WHAT IS EXPECTED:
Skip all pictures, then print the remaining material exactly.

•••••

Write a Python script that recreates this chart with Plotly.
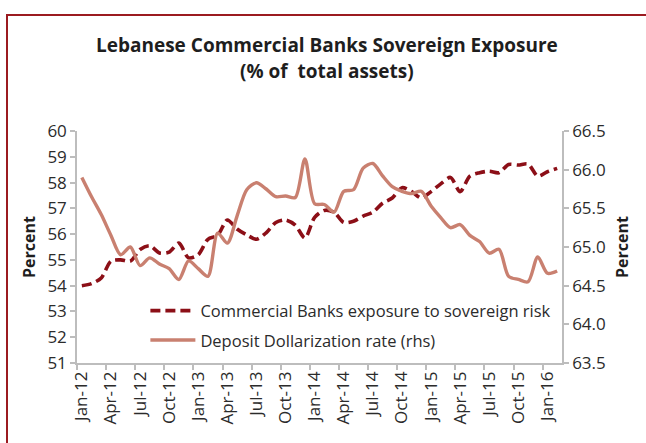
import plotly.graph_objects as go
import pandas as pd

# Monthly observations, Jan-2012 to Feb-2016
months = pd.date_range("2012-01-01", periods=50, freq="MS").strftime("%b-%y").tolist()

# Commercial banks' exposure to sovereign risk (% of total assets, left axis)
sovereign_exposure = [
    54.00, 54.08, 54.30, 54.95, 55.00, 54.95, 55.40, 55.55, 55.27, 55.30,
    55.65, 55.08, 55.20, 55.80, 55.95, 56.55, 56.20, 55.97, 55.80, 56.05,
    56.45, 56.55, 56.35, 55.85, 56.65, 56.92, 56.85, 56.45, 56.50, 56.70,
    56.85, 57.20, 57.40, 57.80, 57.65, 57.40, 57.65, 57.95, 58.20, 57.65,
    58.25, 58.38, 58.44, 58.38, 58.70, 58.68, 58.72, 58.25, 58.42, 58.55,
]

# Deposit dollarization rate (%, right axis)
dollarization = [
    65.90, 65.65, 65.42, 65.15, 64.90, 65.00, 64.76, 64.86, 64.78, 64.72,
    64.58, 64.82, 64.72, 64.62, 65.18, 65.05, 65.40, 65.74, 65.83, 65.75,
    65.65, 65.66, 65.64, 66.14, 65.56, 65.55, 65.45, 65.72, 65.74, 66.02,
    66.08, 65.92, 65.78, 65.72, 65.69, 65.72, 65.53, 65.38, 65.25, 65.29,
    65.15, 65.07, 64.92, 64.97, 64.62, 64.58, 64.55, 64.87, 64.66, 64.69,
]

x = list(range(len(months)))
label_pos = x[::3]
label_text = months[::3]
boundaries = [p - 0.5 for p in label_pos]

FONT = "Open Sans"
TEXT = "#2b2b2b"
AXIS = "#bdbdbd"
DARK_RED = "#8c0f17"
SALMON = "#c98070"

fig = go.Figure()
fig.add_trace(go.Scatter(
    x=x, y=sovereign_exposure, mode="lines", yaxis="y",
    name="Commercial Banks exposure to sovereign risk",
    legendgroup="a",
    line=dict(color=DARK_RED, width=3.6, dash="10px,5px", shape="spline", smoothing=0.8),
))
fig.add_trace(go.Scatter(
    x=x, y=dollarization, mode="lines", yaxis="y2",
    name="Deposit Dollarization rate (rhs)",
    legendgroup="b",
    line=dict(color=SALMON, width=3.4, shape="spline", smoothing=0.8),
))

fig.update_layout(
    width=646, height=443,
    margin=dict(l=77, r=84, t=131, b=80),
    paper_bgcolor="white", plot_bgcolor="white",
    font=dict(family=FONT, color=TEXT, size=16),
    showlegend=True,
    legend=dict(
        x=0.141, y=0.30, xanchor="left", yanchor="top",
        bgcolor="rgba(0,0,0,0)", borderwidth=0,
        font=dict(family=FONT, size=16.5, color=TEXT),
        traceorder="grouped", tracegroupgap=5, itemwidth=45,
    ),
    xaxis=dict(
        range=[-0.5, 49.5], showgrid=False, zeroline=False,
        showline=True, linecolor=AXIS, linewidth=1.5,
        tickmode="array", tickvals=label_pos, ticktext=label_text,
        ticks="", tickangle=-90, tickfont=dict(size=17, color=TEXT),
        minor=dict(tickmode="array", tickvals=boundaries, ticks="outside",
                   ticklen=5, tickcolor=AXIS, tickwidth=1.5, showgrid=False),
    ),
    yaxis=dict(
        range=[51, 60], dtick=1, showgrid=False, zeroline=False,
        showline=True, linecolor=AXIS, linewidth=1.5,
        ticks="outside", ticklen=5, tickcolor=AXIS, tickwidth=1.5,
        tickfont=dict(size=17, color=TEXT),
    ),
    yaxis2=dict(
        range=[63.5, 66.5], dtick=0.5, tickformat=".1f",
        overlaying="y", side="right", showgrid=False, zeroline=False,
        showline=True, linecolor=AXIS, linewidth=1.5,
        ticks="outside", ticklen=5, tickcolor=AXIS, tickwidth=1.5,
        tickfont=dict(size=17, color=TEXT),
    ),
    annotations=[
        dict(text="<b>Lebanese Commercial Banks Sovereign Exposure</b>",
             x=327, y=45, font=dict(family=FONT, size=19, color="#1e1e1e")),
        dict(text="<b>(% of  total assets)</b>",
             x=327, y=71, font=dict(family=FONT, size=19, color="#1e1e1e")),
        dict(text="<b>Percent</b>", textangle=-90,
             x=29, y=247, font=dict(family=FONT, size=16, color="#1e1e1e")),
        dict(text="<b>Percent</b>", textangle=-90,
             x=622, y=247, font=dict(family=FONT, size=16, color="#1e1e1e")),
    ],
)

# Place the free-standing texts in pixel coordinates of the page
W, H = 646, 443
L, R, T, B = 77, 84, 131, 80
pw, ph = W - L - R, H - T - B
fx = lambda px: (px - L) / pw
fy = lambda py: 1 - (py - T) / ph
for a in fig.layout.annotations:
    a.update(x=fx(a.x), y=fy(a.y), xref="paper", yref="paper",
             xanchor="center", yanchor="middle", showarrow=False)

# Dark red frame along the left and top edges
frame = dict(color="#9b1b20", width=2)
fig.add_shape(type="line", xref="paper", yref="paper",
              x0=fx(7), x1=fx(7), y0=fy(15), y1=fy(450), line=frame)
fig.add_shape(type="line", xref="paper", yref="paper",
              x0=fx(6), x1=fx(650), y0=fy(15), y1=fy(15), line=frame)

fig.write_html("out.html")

•••••

ANSWER TO THE TASK:
Write a Python script that recreates this chart with Plotly.
import plotly.graph_objects as go
import pandas as pd

# Monthly observations, Jan-2012 to Feb-2016
months = pd.date_range("2012-01-01", periods=50, freq="MS").strftime("%b-%y").tolist()

# Commercial banks' exposure to sovereign risk (% of total assets, left axis)
sovereign_exposure = [
    54.00, 54.08, 54.30, 54.95, 55.00, 54.95, 55.40, 55.55, 55.27, 55.30,
    55.65, 55.08, 55.20, 55.80, 55.95, 56.55, 56.20, 55.97, 55.80, 56.05,
    56.45, 56.55, 56.35, 55.85, 56.65, 56.92, 56.85, 56.45, 56.50, 56.70,
    56.85, 57.20, 57.40, 57.80, 57.65, 57.40, 57.65, 57.95, 58.20, 57.65,
    58.25, 58.38, 58.44, 58.38, 58.70, 58.68, 58.72, 58.25, 58.42, 58.55,
]

# Deposit dollarization rate (%, right axis)
dollarization = [
    65.90, 65.65, 65.42, 65.15, 64.90, 65.00, 64.76, 64.86, 64.78, 64.72,
    64.58, 64.82, 64.72, 64.62, 65.18, 65.05, 65.40, 65.74, 65.83, 65.75,
    65.65, 65.66, 65.64, 66.14, 65.56, 65.55, 65.45, 65.72, 65.74, 66.02,
    66.08, 65.92, 65.78, 65.72, 65.69, 65.72, 65.53, 65.38, 65.25, 65.29,
    65.15, 65.07, 64.92, 64.97, 64.62, 64.58, 64.55, 64.87, 64.66, 64.69,
]

x = list(range(len(months)))
label_pos = x[::3]
label_text = months[::3]
boundaries = [p - 0.5 for p in label_pos]

FONT = "Open Sans"
TEXT = "#2b2b2b"
AXIS = "#bdbdbd"
DARK_RED = "#8c0f17"
SALMON = "#c98070"

fig = go.Figure()
fig.add_trace(go.Scatter(
    x=x, y=sovereign_exposure, mode="lines", yaxis="y",
    name="Commercial Banks exposure to sovereign risk",
    legendgroup="a",
    line=dict(color=DARK_RED, width=3.6, dash="10px,5px", shape="spline", smoothing=0.8),
))
fig.add_trace(go.Scatter(
    x=x, y=dollarization, mode="lines", yaxis="y2",
    name="Deposit Dollarization rate (rhs)",
    legendgroup="b",
    line=dict(color=SALMON, width=3.4, shape="spline", smoothing=0.8),
))

fig.update_layout(
    width=646, height=443,
    margin=dict(l=77, r=84, t=131, b=80),
    paper_bgcolor="white", plot_bgcolor="white",
    font=dict(family=FONT, color=TEXT, size=16),
    showlegend=True,
    legend=dict(
        x=0.141, y=0.30, xanchor="left", yanchor="top",
        bgcolor="rgba(0,0,0,0)", borderwidth=0,
        font=dict(family=FONT, size=16.5, color=TEXT),
        traceorder="grouped", tracegroupgap=5, itemwidth=45,
    ),
    xaxis=dict(
        range=[-0.5, 49.5], showgrid=False, zeroline=False,
        showline=True, linecolor=AXIS, linewidth=1.5,
        tickmode="array", tickvals=label_pos, ticktext=label_text,
        ticks="", tickangle=-90, tickfont=dict(size=17, color=TEXT),
        minor=dict(tickmode="array", tickvals=boundaries, ticks="outside",
                   ticklen=5, tickcolor=AXIS, tickwidth=1.5, showgrid=False),
    ),
    yaxis=dict(
        range=[51, 60], dtick=1, showgrid=False, zeroline=False,
        showline=True, linecolor=AXIS, linewidth=1.5,
        ticks="outside", ticklen=5, tickcolor=AXIS, tickwidth=1.5,
        tickfont=dict(size=17, color=TEXT),
    ),
    yaxis2=dict(
        range=[63.5, 66.5], dtick=0.5, tickformat=".1f",
        overlaying="y", side="right", showgrid=False, zeroline=False,
        showline=True, linecolor=AXIS, linewidth=1.5,
        ticks="outside", ticklen=5, tickcolor=AXIS, tickwidth=1.5,
        tickfont=dict(size=17, color=TEXT),
    ),
    annotations=[
        dict(text="<b>Lebanese Commercial Banks Sovereign Exposure</b>",
             x=327, y=45, font=dict(family=FONT, size=19, color="#1e1e1e")),
        dict(text="<b>(% of  total assets)</b>",
             x=327, y=71, font=dict(family=FONT, size=19, color="#1e1e1e")),
        dict(text="<b>Percent</b>", textangle=-90,
             x=29, y=247, font=dict(family=FONT, size=16, color="#1e1e1e")),
        dict(text="<b>Percent</b>", textangle=-90,
             x=622, y=247, font=dict(family=FONT, size=16, color="#1e1e1e")),
    ],
)

# Place the free-standing texts in pixel coordinates of the page
W, H = 646, 443
L, R, T, B = 77, 84, 131, 80
pw, ph = W - L - R, H - T - B
fx = lambda px: (px - L) / pw
fy = lambda py: 1 - (py - T) / ph
for a in fig.layout.annotations:
    a.update(x=fx(a.x), y=fy(a.y), xref="paper", yref="paper",
             xanchor="center", yanchor="middle", showarrow=False)

# Dark red frame along the left and top edges
frame = dict(color="#9b1b20", width=2)
fig.add_shape(type="line", xref="paper", yref="paper",
              x0=fx(7), x1=fx(7), y0=fy(15), y1=fy(450), line=frame)
fig.add_shape(type="line", xref="paper", yref="paper",
              x0=fx(6), x1=fx(650), y0=fy(15), y1=fy(15), line=frame)

fig.write_html("out.html")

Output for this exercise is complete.